1. How would you define a studio?
  2. Whhat would you say is the common buyer profile for each and how does it vary between the two?
  3. Typically, how much more is a 1-bedroom worth than a studio?between the two?

1. How would you define a studio?

A studio apartment is a single large room; a self contained unit that houses everything in the single room space except the bathroom. Residents usually set up different areas of the room for varied uses. For example, a corner of the room may be designed as a sleeping area, a corner may be designed as a dining area, and the space in between may be designed as the “living room space.” Residents may use of partial walls or dividers to separate the spaces. 
The distinct difference between a one bedroom apartment and a studio apartment is that the one bedroom apartment features separate spaces for the bedroom area, living room area, and the kitchen area. The only similarity between both of them is that they feature a separate space for the bathroom. 
Something inbetween would be an alcove studio, which usually means there is an extra little nook for a “bedroom space” but it doesn’t usually have a door unless the owner has installed a partition.

2. What would you say is the common buyer profile for each and how does it vary between the two?

Studio buyers are usually single and are OK with a single room space. 
Most couples however would not want to be in a studio space. Relationship fights alone demand a second space aka a bedroom so that two parties can be in separate space to cool off! Having worked with many couples, I can tell you from experience that a studio is a non-starter. They’d rather rent a 1BR and then wait to buy. 
Most studio buyers are younger, have smaller downpayments saved, and don’t mind getting a “starter” apartment.  
A 1BR buyer could be a single person, a couple, a couple who want to have a baby, or even a couple who already have a baby.  Sometimes 1BRs can be divided into a smaller 2BR so this possibility can work well for those couples who might need a separate space for an office or nursery. 
Most buyers always prefer more space, so unless limited by budget, they will seek out a 1BR over a studio. This is not a hard and fast rule per se.

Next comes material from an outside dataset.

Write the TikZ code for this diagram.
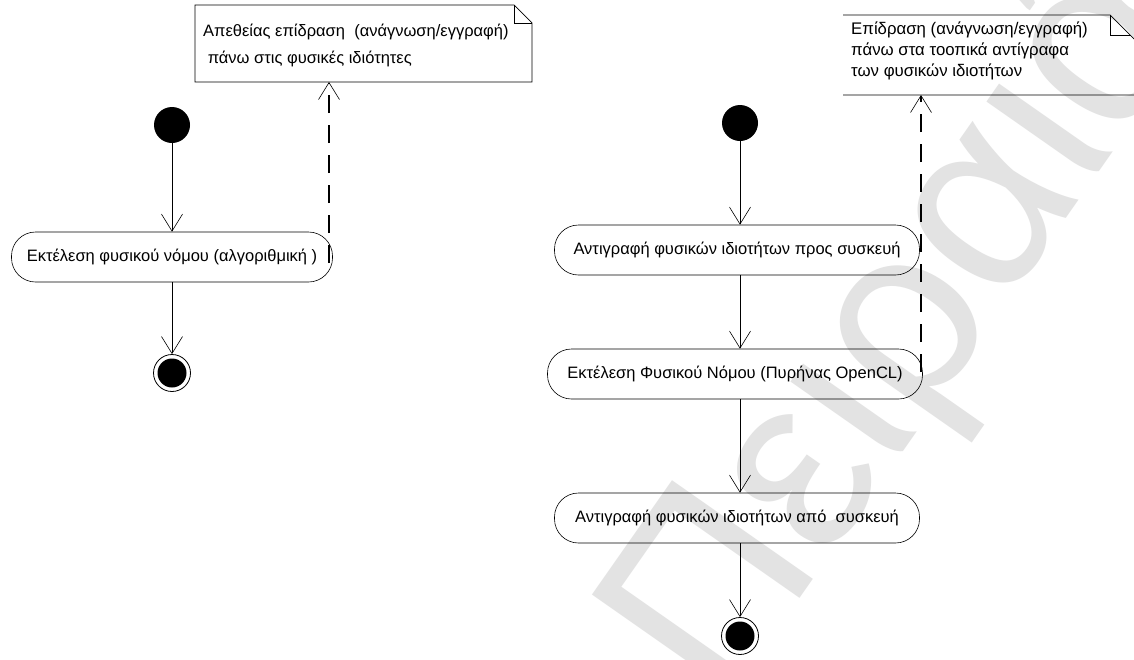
\documentclass[tikz,border=0pt]{standalone}
\usepackage{fontspec}
\setmainfont{Liberation Sans}
\usetikzlibrary{arrows.meta,calc}
\begin{document}
\begin{tikzpicture}[x=1pt,y=-1pt,
  lbl/.style={font=\fontsize{16.5}{20}\selectfont},
  activity/.style={draw, rounded corners=24pt, minimum height=50pt, inner sep=0pt, line width=0.6pt, lbl},
  initstate/.style={circle, fill=black, minimum size=36pt, inner sep=0pt},
  finalstate/.style={circle, draw, line width=0.8pt, minimum size=37pt, inner sep=0pt,
     path picture={\fill (path picture bounding box.center) circle (14.5pt);}},
  notetext/.style={align=left, anchor=north west, inner sep=0pt},
  flow/.style={line width=0.6pt, -{Straight Barb[length=17pt,width=21pt,line width=0.6pt]}},
  dep/.style={line width=1.9pt, dash pattern=on 18pt off 12pt, -{Straight Barb[length=17pt,width=21pt,line width=0.6pt]}},
  noteline/.style={line width=0.7pt}
]
\useasboundingbox (0,0) rectangle (1134,659);
\fill[white] (0,0) rectangle (1134,659);
% watermark
\begin{scope}
\clip (0,0) rectangle (1134,659);
\node[text=black!11, rotate=55, font=\fontsize{250}{250}\selectfont, inner sep=0pt] (wm) at (905,330) {Πειραιά};
\end{scope}

% ---------- left diagram ----------
\node[initstate] (startL) at (172,125) {};
\node[activity, minimum width=321pt] (actL) at (172,257) {Εκτέλεση φυσικού νόμου (αλγοριθμική )};
\node[finalstate] (endL) at (172,373) {};
\draw[flow] (startL) -- (actL);
\draw[flow] (actL) -- (endL);

\node[notetext, font=\fontsize{16.5}{27}\selectfont] (noteL) at (203,24) {Απεθείας επίδραση\ \ (ανάγνωση/εγγραφή)\\ \ πάνω στις φυσικές ιδιότητες};
\draw[noteline] (195,5) -- (514,5) -- (532,23) -- (532,82) -- (195,82) -- cycle;
\draw[noteline] (514,5) -- (514,23) -- (532,23);
\coordinate (depLs) at (329,263);
\coordinate (depLe) at (329,82);
\draw[dep] (depLs) -- (depLe);

% ---------- right diagram ----------
\node[initstate] (startR) at (740,123) {};
\node[activity, minimum width=365pt] (actA) at (737,250) {Αντιγραφή φυσικών ιδιοτήτων προς συσκευή};
\node[activity, minimum width=375pt] (actB) at (735,374) {Εκτέλεση Φυσικού Νόμου (Πυρήνας OpenCL)};
\node[activity, minimum width=365pt] (actC) at (737,518) {Αντιγραφή φυσικών ιδιοτήτων από\ \ συσκευή};
\node[finalstate] (endR) at (740,636) {};
\draw[flow] (startR) -- (startR |- actA.north);
\draw[flow] (actA.south -| startR) -- (actB.north -| startR);
\draw[flow] (actB.south -| startR) -- (actC.north -| startR);
\draw[flow] (actC.south -| startR) -- (endR);

\node[notetext, font=\fontsize{16.8}{21}\selectfont] (noteR) at (851,22) {Επίδραση (ανάγνωση/εγγραφή)\\πάνω στα τοοπικά αντίγραφα\\των φυσικών ιδιοτήτων};
\draw[noteline] (843,15) -- (1110,15) -- (1134,39) (1134,95) -- (843,95) -- cycle;
\draw[noteline] (1110,15) -- (1110,35) -- (1131,35);
\coordinate (depRs) at (921,372);
\coordinate (depRe) at (921,95);
\draw[dep] (depRs) -- (depRe);
\end{tikzpicture}
\end{document}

If a studio had an amazing renovation, or a private roof deck or terrace, or was very large with big windows, or the right location — a buyer may accept the tradeoff of no bedroom space for a feature they really want.

3. Typically, how much more is a 1-bedroom worth than a studio?

It’s tough to gauge generally across the board as each property is unique and each neighborhood and offering different.  But overall, I would say 1BRs have a 25% premium over studios as they cater to more buyers. More demand always means higher price.